2024 results miss market expectations; 1Q25 results largely in line with our forecast
Eastern Air Logistics announced its 2024 results: Revenue rose 17% YoY to Rmb24.1bn, gross profit grew 5% YoY to Rmb4.67bn, and net profit attributable to shareholders grew 8% YoY to about Rmb2.69bn. Based on this, we calculate that 4Q24 revenue remained flat YoY at Rmb6.38bn, gross profit fell 9% YoY to Rmb1.28bn, and net profit attributable to shareholders declined 25% YoY to Rmb621mn. The firm’s 2024 results missed market expectations, as earnings were under pressure YoY due to retrospective adjustment of passenger aircraft freight negotiation rates and a slight rise in related labor costs.
The company also announced its 1Q25 results: Revenue rose 5% YoY to Rmb5.49bn, with that from air express, integrated logistics, and ground services up 3%, 7% and 5% YoY. Gross profit grew 16% YoY to Rmb958mn. Gross profit from airline express and integrated logistics increased 14% and 38% YoY, while that of ground service declined 8% YoY. Net profit attributable to shareholders fell 7% YoY to around Rmb545mn, mainly due to a high base caused by disposal of all-cargo aircraft in 1Q24. Excluding the high base effect, total profit rose 15% YoY in 1Q25, largely in line with our expectations.
Trends to watch
We attribute the firm’s steady earnings growth to the following: 1) Business volume of the cross-border e-commerce business and the business of direct delivery from the producing area increased rapidly. In 2024, revenue from the two businesses increased 26% and 73% YoY to Rmb5.9bn and Rmb3.3bn. 2) Operating efficiency of all-cargo aircraft improved. In 2024, the daily utilization rate of all-cargo aircraft rose 3.6% YoY to 13.01 hours (according to the company’s announcement), a new high since 2018. 3) Part of the costs declined. In 2024, aviation fuel costs dropped 9.17% YoY thanks to falling oil prices.
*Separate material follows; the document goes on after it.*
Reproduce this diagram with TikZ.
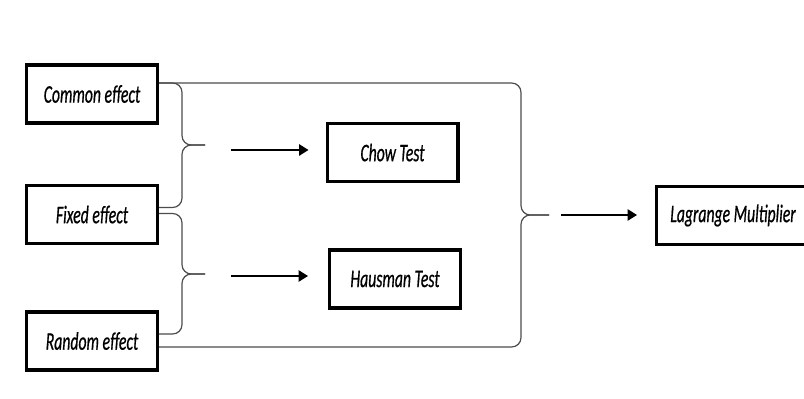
\documentclass[tikz,border=0pt]{standalone}
\usepackage{fontspec}
\setmainfont{Carlito}[FakeStretch=0.62, ItalicFeatures={FakeStretch=0.62, FakeBold=0.6}]
\usetikzlibrary{arrows.meta,calc}

\begin{document}
\begin{tikzpicture}[x=0.75pt,y=-0.75pt]
    % Narrow italic labels, thick boxes, thin grey braces
    \tikzstyle{every node}=[font=\fontsize{19}{21}\selectfont\itshape]
    \tikzstyle{box}=[draw, line width=2.5pt, minimum width=98pt, minimum height=43.5pt, inner sep=0pt]
    \tikzstyle{brace}=[black!70, line width=0.9pt, rounded corners=7pt]
    \tikzstyle{arr}=[line width=1pt, -{Triangle[length=7pt,width=8.5pt]}]

    \useasboundingbox (0,0) rectangle (804,399);

    % The three models on the left
    \node[box] (common) at (92,94) {Common effect};
    \node[box] (fixed) at (92,214.5) {Fixed effect};
    \node[box] (random) at (92,341) {Random effect};

    % The tests
    \node[box] (chow) at (392.5,152.5) {Chow Test};
    \node[box] (hausman) at (395,279) {Hausman Test};
    \node[box, minimum width=114.5pt] (lagrange) at (733,215.5) {Lagrange Multiplier};

    % Tips of the braces
    \coordinate (tip1) at (205,145);
    \coordinate (tip2) at (205,274);
    \coordinate (tip3) at (549,215);

    % Common and fixed effect
    \draw[brace] ($(common.east)+(0,-11)$) -| ($(tip1)+(-23,0)$) -- (tip1);
    \draw[brace] ($(fixed.east)+(0,-7)$) -| ($(tip1)+(-23,0)$) -- (tip1);

    % Fixed and random effect
    \draw[brace] ($(fixed.east)+(0,-1)$) -| ($(tip2)+(-23,0)$) -- (tip2);
    \draw[brace] ($(random.east)+(0,-7)$) -| ($(tip2)+(-23,0)$) -- (tip2);

    % Common and random effect
    \draw[brace] ($(common.east)+(0,-11)$) -| ($(tip3)+(-28,0)$) -- (tip3);
    \draw[brace] ($(random.east)+(0,6)$) -| ($(tip3)+(-28,0)$) -- (tip3);

    % Arrows to the tests
    \coordinate (a1) at (231,150);
    \coordinate (a2) at (231,276);
    \coordinate (a3) at (561,215);
    \draw[arr, shorten >=12.75pt] (a1) -- (a1 -| chow.west);
    \draw[arr, shorten >=15pt] (a2) -- (a2 -| hausman.west);
    \draw[arr, shorten >=13.5pt] (a3) -- (a3 -| lagrange.west);

\end{tikzpicture}
\end{document}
The firm has taken the initiative to optimize its debt structure, and it has strengthened shareholder returns. The firm took the initiative to optimize its debt structure and repurchased three leased aircraft in advance in 2024, reducing its gearing ratio to 26.21% (down 14.7ppt YoY). The firm planned to pay a total dividend of Rmb1.08bn in 2024, implying a payout ratio of 40% (vs. 30%, 15% and no dividend payout in 2021-2023), implying stronger shareholder returns than in previous years.
Financials and valuation
We cut our 2025 net profit forecast 45.4% to Rmb2.14bn due to rising uncertainties in “reciprocal tariffs”. We introduce a 2026 net profit forecast of Rmb2.34bn (+9.4% YoY). The stock is trading at 9.0x and 8.3x 2025e and 2026e P/E. Maintain OUTPERFORM. Considering earnings forecast revisions and the growth potential of the firm’s integrated logistics business, we cut our TP 34.4% to Rmb14.5, implying 10.8x 2025e and 9.8x 2026e P/E, offering 19.2% upside.
Risks
Increasing tariff risks; default on long-term contracts; disappointing introduction of related aircraft.